- Born: September 5, 1727 Villeneuve-sur-Lot
- Died: November, 1791 (aged 63–64) Jérémie
- Allegiance: France
- Branch: Navy
- Rank: Captain
- Commands: Bergère
- Conflicts: American Revolutionary War

= Jacques de Boutier de La Cardonnie =

French military personnel (1727-1791)

Jacques de Boutier de la Cardonnie was a French Navy officer. He was born on September 5, 1727 in Villeneuve-sur-Lot and died in November 1791. He notably served during the American Revolutionary War.

== Biography ==
La Cardonnie joined the Navy as a volunteer in 1744, and became a Garde-Marine in 1746. He served on Alcyon in the Caribbean and in Canada, and was promoted to Ensign on 17 May 1751.

In 1753, he was accepted as a member of the Académie de Marine. He was promoted to Lieutenant on 17 April 1757, and to Captain in February 1772.

In 1767, La Cardonnie was captain of Bergère. He surveyed the coast of Saint-Domingue. In 1769, he sailed Bergère to Havana, Rochefort, Bordeaux and Saint-Domingue.

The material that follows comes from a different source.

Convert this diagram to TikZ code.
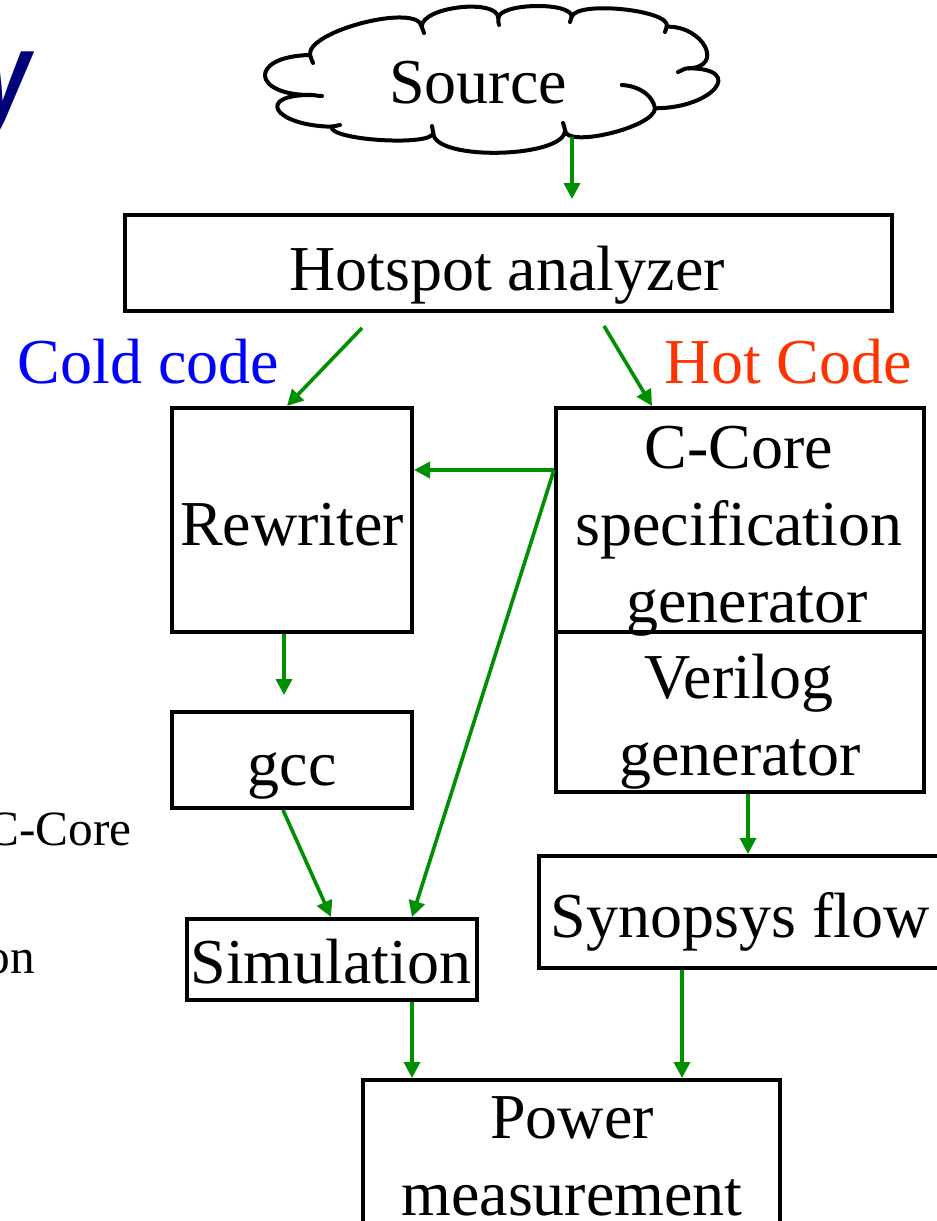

La Cardonnie captained the 74-gun Diadème at the Battle of Ushant on 27 July 1778. She was nominally in the rear-guard of the French fleet, but since the Orvilliers' line was in reverse order, her position at the lead ship of the Third Division of the Blue Squadron made her the first ship of the battle line. After the battle, he was subject of an inquiry for his failure to engage the British. He wrote a memorandum in his defence, but was relieved of command.

In 1779, La Cardonnie had a duel in Paris with his former first officer, Schantz. Schantz was exiled to Sweden as punishment.

In 1780, La Cardonnie captained the 74-gun Actif and cruised off Cadiz and Saint-Vincent. He captured the British Hercule, Wright, master, off Saint-Vincent. La Cardonnie proposed to use Actif for commerce raiding in addition to her usual duties of convoy escort.

== Sources and references ==
 Notes

Citations

References
- Chack, Paul (2001). "Marins à bataille"
- Lacour-Gayet, Georges (1905). "La marine militaire de la France sous le règne de Louis XVI"
- Taillemite, Étienne (1982). "Dictionnaire des Marins français"
- Troude, Onésime-Joachim (1867). "Batailles navales de la France"

External links
- Archives nationales (2011). "Fonds Marine, sous-série B/4: Campagnes, 1571-1785"
- Rouxel, Jean-Christophe (2020). "Jacques de BOUTIER de La CARDONNIE"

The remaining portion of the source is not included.